Studies on changing 'suicide lanes' near funding votePosted: Updated:
PHOENIX – The Phoenix City Council is slated to vote soon on studies related to the so-called “suicide lanes” on Seventh Avenue and Seventh Street.
Those two studies will look at installing left turns and flashing lights.
On Thursday, the council's Transportation, Infrastructure and Sustainability Subcommittee suggested spending about $64, 000 for the studies.
The goal is twofold. First, experts need figure out where along the two major street left turns should be placed, Second, it need to be determined if there is enough equipment and electricity in place to accommodate the flashing lights.

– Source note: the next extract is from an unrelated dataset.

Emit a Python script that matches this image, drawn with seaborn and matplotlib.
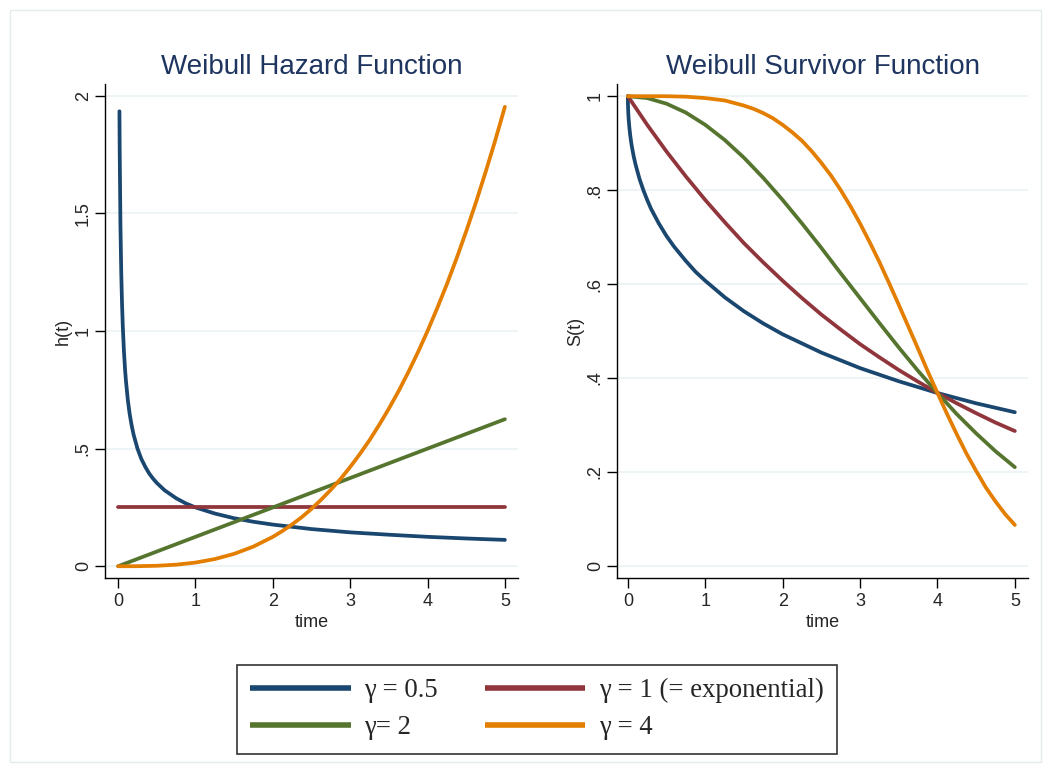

The studies should be complete in June.
Neither a time line for implementation nor a budget has been set for making the modifications to the the reverse lanes. The projected cost for the project is about $4 million.
The reverse lanes have been a source of controversy in Phoenix for years.
In December, the council votes to keep the lanes in place, but make some changes to improve safety. That’s where the left turns and the flashing signals come into play.
The reverse lanes run from McDowell Road to Northern Avenue on Seventh Avenue, and McDowell Road to Dunlap Avenue on Seventh Street. During rush hour, the middle lane, which is usually a traditional two-way left-turn lane, opens to through traffic. Monday-Friday between 6 a.m. and 9 a.m., the traffic flows south toward downtown; between 4 p.m. and 6 p.m., it flows north. During those times, left turns are banned at most intersections.
The reverse lanes, dubbed "suicide lanes," have been a contentious issue since they were introduced in 1979. The goal at the time -- years before the building of State Route 51 -- was to ease traffic into and out of downtown Phoenix.
North Valley commuters heading into downtown like the reverse lanes, but businesses and those who live along Seventh Avenue and Seventh Street are not fans. They say the limits on left turns keep people from patronizing businesses and create dangerous cut-through traffic in residential areas.
A full vote on whether to go ahead with the proposed studies is expected in less than two weeks.